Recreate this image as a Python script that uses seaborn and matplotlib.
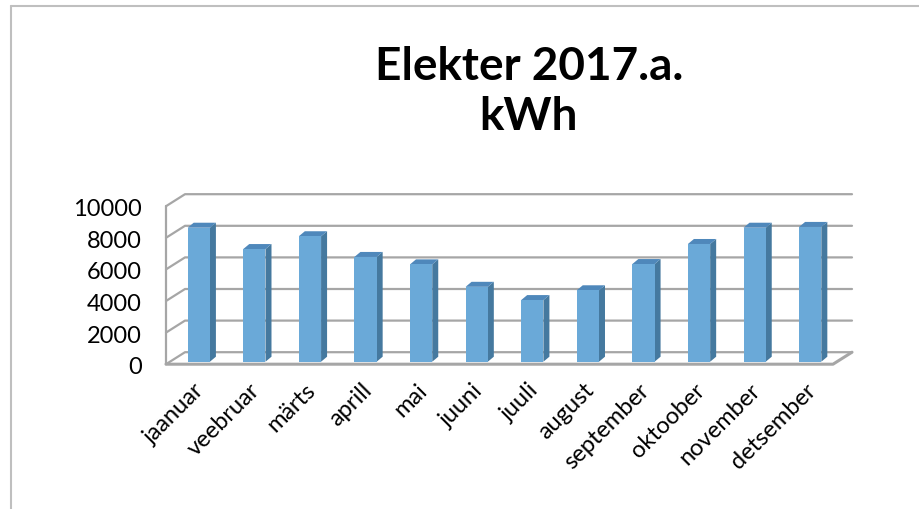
import numpy as np
import matplotlib
matplotlib.use("Agg")
import matplotlib.pyplot as plt
import matplotlib.transforms as mtransforms
from matplotlib.patches import Polygon
from matplotlib.lines import Line2D
import seaborn as sns

# data
months = ['jaanuar', 'veebruar', 'märts', 'aprill', 'mai', 'juuni',
          'juuli', 'august', 'september', 'oktoober', 'november', 'detsember']
kwh = [8480, 7130, 7940, 6630, 6160, 4740, 3900, 4520, 6180, 7450, 8480, 8530]
y_ticks = [0, 2000, 4000, 6000, 8000, 10000]
title = 'Elekter 2017.a.\nkWh'

sns.set_theme(style='white')
plt.rcParams['font.family'] = ['Lato', 'DejaVu Sans']

W, H = 919, 509
fig = plt.figure(figsize=(W / 100, H / 100), dpi=100)

# axes = plane of the bars' front faces (pixel coords from the picture)
left, right, bottom, top = 171, 838, 361.7, 203.7
ax = fig.add_axes([left / W, 1 - bottom / H, (right - left) / W, (bottom - top) / H])

front_c = '#6aa9d8'
side_c = '#45799f'
top_c = '#4f88bb'
grid_c = '#a6a6a6'

sns.barplot(x=months, y=kwh, color=front_c, width=0.4, saturation=1,
            edgecolor='none', ax=ax, zorder=3)
ax.set_xlim(-0.5, len(months) - 0.5)
ax.set_ylim(0, 10000)
for s in ax.spines.values():
    s.set_visible(False)
ax.set_xlabel('')
ax.set_ylabel('')

# pseudo 3D offsets in pixels (x right, y up)
front_off = (-5, -2.5)
back_off = (14, 9.5)
bar_d = (6, 5)

to_disp = ax.transData.transform
to_data = ax.transData.inverted().transform


def shifted(x, y, off):
    d = to_disp((x, y))
    return to_data((d[0] + off[0], d[1] + off[1]))


def draw_line(pts, **kw):
    pts = np.array(pts)
    ax.add_line(Line2D(pts[:, 0], pts[:, 1], clip_on=False, **kw))


x_lo, x_hi = -0.5, len(months) - 0.5

# back wall + left wall gridlines
for v in y_ticks:
    draw_line([shifted(x_lo, v, front_off), shifted(x_lo, v, back_off),
               shifted(x_hi, v, back_off)], color=grid_c, lw=1.6, zorder=1)
# left wall front edge
draw_line([shifted(x_lo, 0, front_off), shifted(x_lo, 10000, front_off)],
          color=grid_c, lw=1.6, zorder=1)
# floor front and right edge
draw_line([shifted(x_lo, 0, front_off), shifted(x_hi, 0, front_off),
           shifted(x_hi, 0, back_off)], color=grid_c, lw=2.2, zorder=1)

# bar sides and tops
for p in ax.patches:
    x0, w, h = p.get_x(), p.get_width(), p.get_height()
    x1 = x0 + w
    side = [(x1, 0), (x1, h), shifted(x1, h, bar_d), shifted(x1, 0, bar_d)]
    topf = [(x0, h), (x1, h), shifted(x1, h, bar_d), shifted(x0, h, bar_d)]
    ax.add_patch(Polygon(side, closed=True, fc=side_c, ec='none', zorder=2.9, clip_on=False))
    ax.add_patch(Polygon(topf, closed=True, fc=top_c, ec='none', zorder=2.9, clip_on=False))

# tick labels
ax.set_yticks(y_ticks)
ax.set_yticklabels([str(v) for v in y_ticks], fontsize=17, color='black')
ax.tick_params(axis='y', length=0, pad=21)
ax.set_xticks(range(len(months)))
ax.set_xticklabels(months, rotation=45, ha='right', rotation_mode='anchor',
                   fontsize=17, color='black')
ax.tick_params(axis='x', length=0, pad=13)
for lab in ax.get_yticklabels():
    lab.set_transform(lab.get_transform() + mtransforms.ScaledTranslation(0, -4 / 100, fig.dpi_scale_trans))
for lab in ax.get_xticklabels():
    lab.set_transform(lab.get_transform() + mtransforms.ScaledTranslation(-5 / 100, 0, fig.dpi_scale_trans))

# title
fig.text(529 / W, 1 - 92 / H, title, ha='center', va='center', fontsize=33,
         fontweight='bold', linespacing=1.22, color='black')

# chart border (left and top)
fig.add_artist(Line2D([11 / W, 11 / W], [0, 1 - 6 / H], transform=fig.transFigure, color='#bfbfbf', lw=1.5))
fig.add_artist(Line2D([11 / W, 1], [1 - 6 / H, 1 - 6 / H], transform=fig.transFigure, color='#bfbfbf', lw=1.5))

fig.savefig('out.png', dpi=100)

★ ★ ★ ★ ★

**GIVEN REQUEST**
Everything from the first line of the listing above through the line that contains "import seaborn as sns" is to be restated word for word, minus the pictures.

**OUTPUT OF THE TASK**
Recreate this image as a Python script that uses seaborn and matplotlib.
import numpy as np
import matplotlib
matplotlib.use("Agg")
import matplotlib.pyplot as plt
import matplotlib.transforms as mtransforms
from matplotlib.patches import Polygon
from matplotlib.lines import Line2D
import seaborn as sns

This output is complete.